As for the analogy in the second line, I'm iffy. It does has a nice ring to it (very Gothic) but I think you need to note that the madwoman would be beating her arms, since mentally ill elderly women don't necessarily wave their arms and scream.
Third graph, all I think you really need to do (other than smooth out the transitions a little) is lop off "that he was allergic to seagulls." "That he had an allergy" would do just fine and get across the same amount of info in fewer words. You might want to replace "The breathing didn't worry him too much..." with "He was used to breathlessness." The reader will get the connection with asthma, because you've just mentioned it.
Last note, same 'graph: How would Wheeze feel about swallowing a feather? I did this once as a kid with a feather that came out of a feather pillow we had around the house that I was trying to nap on. Let me tell you, it was not a physically pleasant experience--"choking, retching, and gagging" comes to mind. Have Wheeze react to the beach smell later. He doesn't have to cough up the feather (if that's important to your story), just have an unpleasant experience while it's on its way down.

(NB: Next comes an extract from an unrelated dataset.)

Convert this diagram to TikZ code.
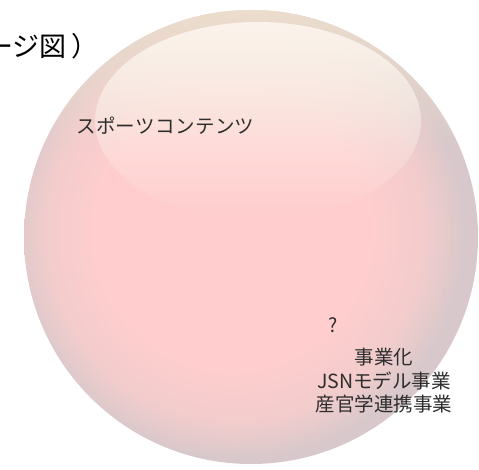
\documentclass[tikz,border=0pt]{standalone}
\usepackage{fontspec}
\setmainfont{Noto Sans CJK JP}
\usetikzlibrary{fadings}
\definecolor{ballin}{RGB}{255,205,205}
\definecolor{ballmid}{RGB}{242,204,204}
\definecolor{ballout}{RGB}{216,200,203}
\definecolor{rimbeige}{RGB}{237,223,205}
\definecolor{cream}{RGB}{253,246,239}
\definecolor{txt}{RGB}{45,45,45}
\pgfdeclareradialshading{ballshade}{\pgfpoint{-3bp}{1bp}}{color(0bp)=(ballin); color(15bp)=(ballin); color(21bp)=(ballmid); color(25bp)=(ballout); color(50bp)=(ballout)}
\tikzfading[name=hlfade, top color=transparent!0, middle color=transparent!60, bottom color=transparent!100]
\tikzset{
  lbl/.style={text=txt, inner sep=0pt, font=\fontsize{19.5}{23.5}\selectfont},
}
\begin{document}
\begin{tikzpicture}[x=1pt,y=-1pt]
\useasboundingbox (0,0) rectangle (479,470);
\clip (0,0) rectangle (479,470);
\fill[white] (0,0) rectangle (479,470);
\coordinate (c) at (251,237);
\shade[shading=ballshade] (c) circle (227);
\begin{scope}
  \clip (c) circle (227);
  \fill[rimbeige, path fading=south, fill opacity=0.95] (0,5) rectangle (479,150);
\end{scope}
\fill[cream, path fading=hlfade, fill opacity=0.92] (258,121) ellipse (163 and 99);
\node[anchor=base west, inner sep=0pt, text=black, font=\fontsize{27}{32}\selectfont] (t) at (-14,57) {ージ図\hspace{5pt}）};
\node[lbl, anchor=west] (s) at (76,126) {\addfontfeature{LetterSpace=2}スポーツコンテンツ};
\node[lbl] (q) at (333,325) {?};
\node[lbl, align=center] (b) at (384,381) {事業化\\JSNモデル事業\\産官学連携事業};
\end{tikzpicture}
\end{document}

I hope you don't think I hated your story from this; I thought it was an interesting hook. Hope it works out for you.
It's odd. And if oddity is your hook, I guess that works.
But there was one line that I think has true promise as a hook. And that is the warranty line. Consider starting with that -- for instance:
"Numb with shock, Wheeze stared at his cracked and bloody computer monitor and wondered if his one-year, limited warranty covered accidental damage from a wayward seagull."

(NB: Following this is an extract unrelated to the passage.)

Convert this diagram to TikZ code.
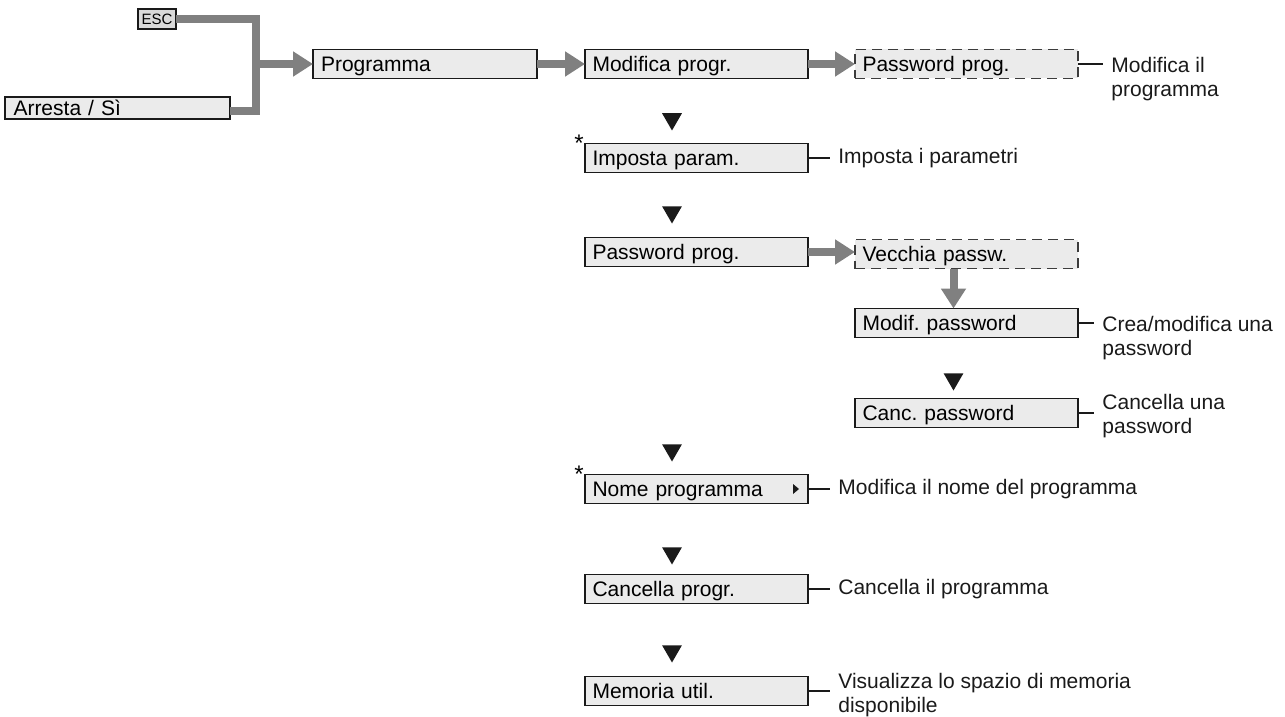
\documentclass[tikz,border=0pt]{standalone}
\usepackage{fontspec}
\setsansfont{Liberation Sans}
\usetikzlibrary{arrows.meta,positioning,shapes.geometric}
\definecolor{cBox}{HTML}{EBEBEB}
\definecolor{cEsc}{HTML}{D9D9D9}
\definecolor{cArrow}{HTML}{808080}
\definecolor{cInk}{HTML}{1A1A1A}
\tikzset{
  font=\sffamily,
  menu/.style={draw=cInk, line width=0.85pt, outer sep=0pt, fill=cBox, minimum width=111.5pt, minimum height=14.5pt, text width=104pt, align=left, inner xsep=3.5pt, inner ysep=0pt, text height=8.5pt, text depth=1pt, font=\sffamily\fontsize{10.5}{12}\selectfont\frenchspacing},
  hidden/.style={menu, draw=cInk!85, dash pattern=on 5pt off 3pt},
  gline/.style={draw=cArrow, line width=4pt},
  gflow/.style={gline, -{Triangle[length=10pt, width=12pt]}},
  stub/.style={draw=cInk, line width=1pt},
  desc/.style={font=\sffamily\fontsize{10.5}{12}\selectfont, align=left, inner xsep=4pt, inner ysep=0pt, text=cInk},
  keydown/.style={regular polygon, regular polygon sides=3, shape border rotate=180, fill=cInk, inner sep=0pt, outer sep=0pt, minimum size=11.5pt},
  starsym/.style={font=\sffamily\fontsize{12}{12}\selectfont, inner sep=0pt, anchor=base east},
}
\begin{document}
\begin{tikzpicture}[x=0.5pt, y=-0.5pt]
\useasboundingbox (0,0) rectangle (1285,717);
% entry
\node[menu, fill=cEsc, minimum width=19pt, minimum height=10pt, text width=, align=center, inner sep=0pt, text height=6pt, text depth=0.5pt, font=\sffamily\fontsize{7.5}{8}\selectfont] (esc) at (157,19) {ESC};
\node[menu, anchor=west, minimum width=112.5pt, minimum height=11pt] (arresta) at (5,108) {Arresta / Sì};
\node[menu, anchor=west, minimum width=112pt] (programma) at (313,64) {Programma};
\coordinate (jn) at (256,64);
\draw[gline] (esc.east) -| (jn) |- ([yshift=-1.5pt]arresta.east);
\draw[gflow] (jn) -- (programma);
% main column
\node[menu, right=24pt of programma] (modifica) {Modifica progr.};
\node[hidden, right=23.5pt of modifica] (pw1) {Password prog.};
\node[menu, below=32.5pt of modifica] (imposta) {Imposta param.};
\node[menu, below=32.5pt of imposta] (pw2) {Password prog.};
\node[menu, below=104pt of pw2] (nome) {Nome programma};
\node[menu, below=35.5pt of nome] (cancella) {Cancella progr.};
\node[menu, below=36.5pt of cancella] (memoria) {Memoria util.};
\draw[gflow] (programma) -- (modifica);
\draw[gflow] (modifica) -- (pw1);
% password branch
\node[hidden, right=23.5pt of pw2, yshift=-1pt] (vecchia) {Vecchia passw.};
\node[menu, below=20pt of vecchia] (modifpw) {Modif. password};
\node[menu, below=30.5pt of modifpw] (cancpw) {Canc. password};
\draw[gflow] (pw2) -- (pw2 -| vecchia.west);
\draw[gflow] ([xshift=-6.5pt]vecchia.south) -- ([xshift=-6.5pt]modifpw.north);
% down keys
\node[keydown, above=6.5pt of imposta.north, xshift=-12.25pt] (k1) {};
\node[keydown, above=7pt of pw2.north, xshift=-12.25pt] (k2) {};
\node[keydown, above=4pt of cancpw.north, xshift=-6.5pt] (k3) {};
\node[keydown, above=6.5pt of nome.north, xshift=-12.25pt] (k4) {};
\node[keydown, above=5pt of cancella.north, xshift=-12.25pt] (k5) {};
\node[keydown, above=7pt of memoria.north, xshift=-12.25pt] (k6) {};
\node[starsym] (star1) at ([xshift=-0.5pt, yshift=-3.8pt]imposta.north west) {*};
\node[starsym] (star2) at ([xshift=-0.5pt, yshift=-3.8pt]nome.north west) {*};
\fill[cInk] ([xshift=-7.5pt, yshift=2.5pt]nome.east) -- ([xshift=-4.5pt]nome.east) -- ([xshift=-7.5pt, yshift=-2.5pt]nome.east) -- cycle;
% descriptions
\node[desc, right=12.5pt of pw1.east, anchor=north west, yshift=3.8pt] (dPw1) {Modifica il\\programma};
\node[desc, right=11pt of imposta] (dImposta) {Imposta i parametri};
\node[desc, right=8pt of modifpw.east, anchor=north west, yshift=3.8pt] (dModifpw) {Crea/modifica una\\password};
\node[desc, right=8pt of cancpw, yshift=-1.3pt] (dCancpw) {Cancella una\\password};
\node[desc, right=11pt of nome] (dNome) {Modifica il nome del programma};
\node[desc, right=11pt of cancella] (dCancella) {Cancella il programma};
\node[desc, right=11pt of memoria, yshift=-1.8pt] (dMemoria) {Visualizza lo spazio di memoria\\disponibile};
\draw[stub] (pw1.east) -- (pw1.east -| dPw1.west);
\draw[stub] (imposta) -- (imposta -| dImposta.west);
\draw[stub] (modifpw.east) -- (modifpw.east -| dModifpw.west);
\draw[stub] (cancpw) -- (cancpw -| dCancpw.west);
\draw[stub] (nome) -- (nome -| dNome.west);
\draw[stub] (cancella) -- (cancella -| dCancella.west);
\draw[stub] (memoria) -- (memoria -| dMemoria.west);
\end{tikzpicture}
\end{document}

That would compel me to read further. But seeing a hapless seagull fly in through a window and crash into a computer monitor isn't necessarily as interesting as it first might seem. Skip the detail, cut right to the chase.
EDIT: By the way, I've seen birds smack into windows at full speed. An office I used to work in had huge, clear glass windows. Once a month or so, a pigeon would collide with the glass... hard! Inevitably, they lived -- after shaking it off for a few minutes. They didn't bleed. But it was always interesting to see the "after-image" of the impact left on the window. The oils in their feathers left a perfect, dusty, grey silhouette on the glass that captured the moment--the very essence--of impact.
[This message has been edited by HSO (edited March 29, 2005).]
On a happier note, I would probably have kept reading. The hook for me is assuming that there is something unusual about this seagull (my first thought, though it doesn't hold up on reflection, was that someone had shot/launched the gull at his window); the event is certainly unusual, and I'm okay with the way you describe it for the most part. I just couldn't picture the scene in my mind's eye because of the difficulty mentioned above.
The seagull flew through the OPEN [otherwise I get a silly picture of glass shards flying] window and killed itself on Wheeze's computer monitor [I say, since I agree, it wouldn't bounce off a face to hit a monitor that hard -- and if it did, Wheeze might be facing some broken bones of his own]. The monitor was cracked.
Would his warranty cover this?
Thing is, seeing a bird die isn't funny to me. The "warranty" thing was funny to me. Breathing in a feather was funny (I don't think he'd reflexively swallow it, at least not without a lot of coughing first). I'd play down the blood and death, since seeing a hurt animal is hard to make funny, to me.
[This message has been edited by Mr_Megalomaniac (edited April 05, 2005).]